Es ist allerhöchste Zeit, das Ruder herumzureißen. Die BüSo ist entschlossen, in diesem Land für Mehrheiten zu kämpfen, damit wir nicht noch weiter den Anschluß an den Zug der Zukunft verpassen. Wir sprechen für die Generation, die Deutschland aus dem Trümmerfeld aufgebaut und in ein Wirtschaftswunderland verwandelt hat, und die jetzt um ihre angemessene Versorgung an ihrem Lebensabend betrogen wird. Und wir sprechen für die junge Generation, der die nächsten 50 bis 75 Jahre gehören, und die ein Recht daran hat, daß Deutschland wieder als das Volk der Dichter, Denker und Erfinder gilt.

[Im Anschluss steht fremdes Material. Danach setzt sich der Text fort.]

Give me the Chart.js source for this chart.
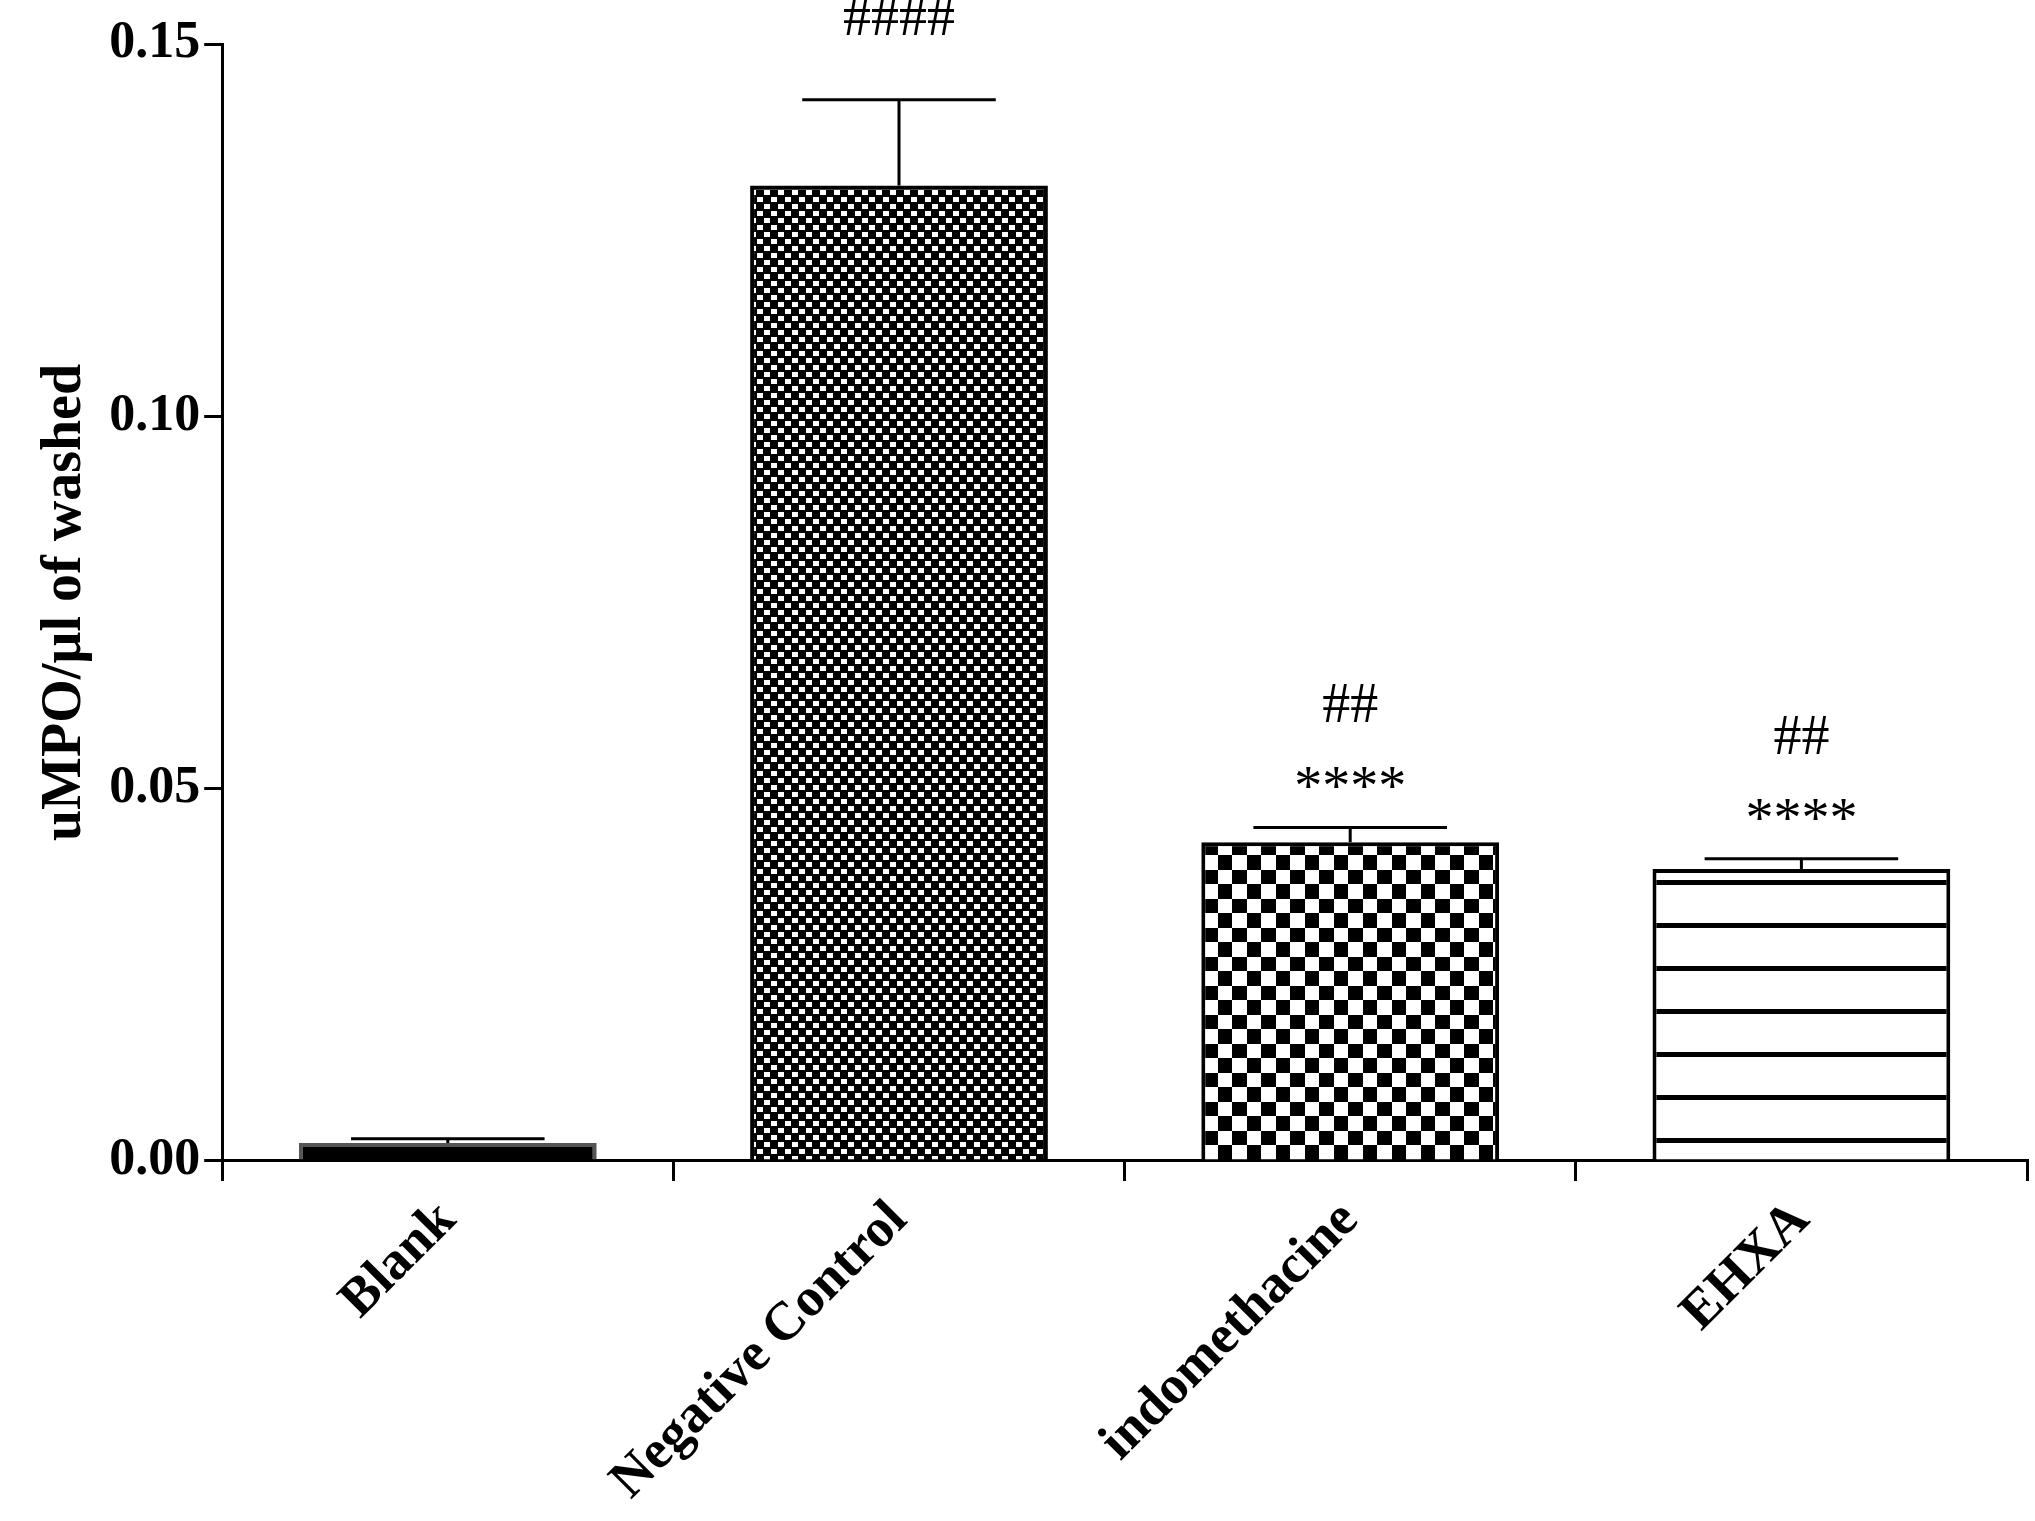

Die einzige Chance, die Deutschland hat, liegt in einem auf die nächsten 50 Jahre ausgerichteten multinationalen Vertragswerk zwischen den eurasischen Nationen, das den Ausbau der Eurasischen Landbrücke zum Ziel hat. Dazu brauchen wir ein neues Weltfinanzsystem, ein Neues Bretton Woods und produktive Kreditschöpfung, so ähnlich, wie es die Kreditanstalt für Wiederaufbau nach dem Zweiten Weltkrieg ermöglichte.

Und statt einer immer mehr degenerierenden Rock-Sex-Drogen-Gegenkultur und einem nur an materiellen Werten ausgerichteten Studium brauchen wir junge Leute und kommende Generationen, die die wichtigsten Entdeckungen universeller Prinzipien in Wissenschaft und Kunst selber nacherleben können und sich so die Voraussetzungen dafür aneignen, neue bahnbrechende Entdeckungen zu machen und eine kulturelle Renaissance einzuleiten. Junge Leute, für die Nikolaus von Kues, Kepler, Leibniz, Gauß, Riemann, Bach, Beethoven, Lessing, Mendelsohn und Schiller die vertrauten besten Freunde sind, die ihnen helfen, daß aus den künftigen Generationen nicht Millionen Videospielabhängige, sondern neue Genies in Kunst und Wissenschaft hervorgehen. Genau das ist der Weg, auf dem sich die LaRouche-Jugendbewegung in der BüSo bereits befindet.

Die Welt steht vor dramatischen Veränderungen, und wenn wir in Deutschland die Weichen richtig stellen wollen, dann müssen wir jetzt daran arbeiten, uns zu der Kombination eines veränderten Amerika, Rußland, China, Indien und einer neuen Weltwirtschaftsordnung zuzuordnen.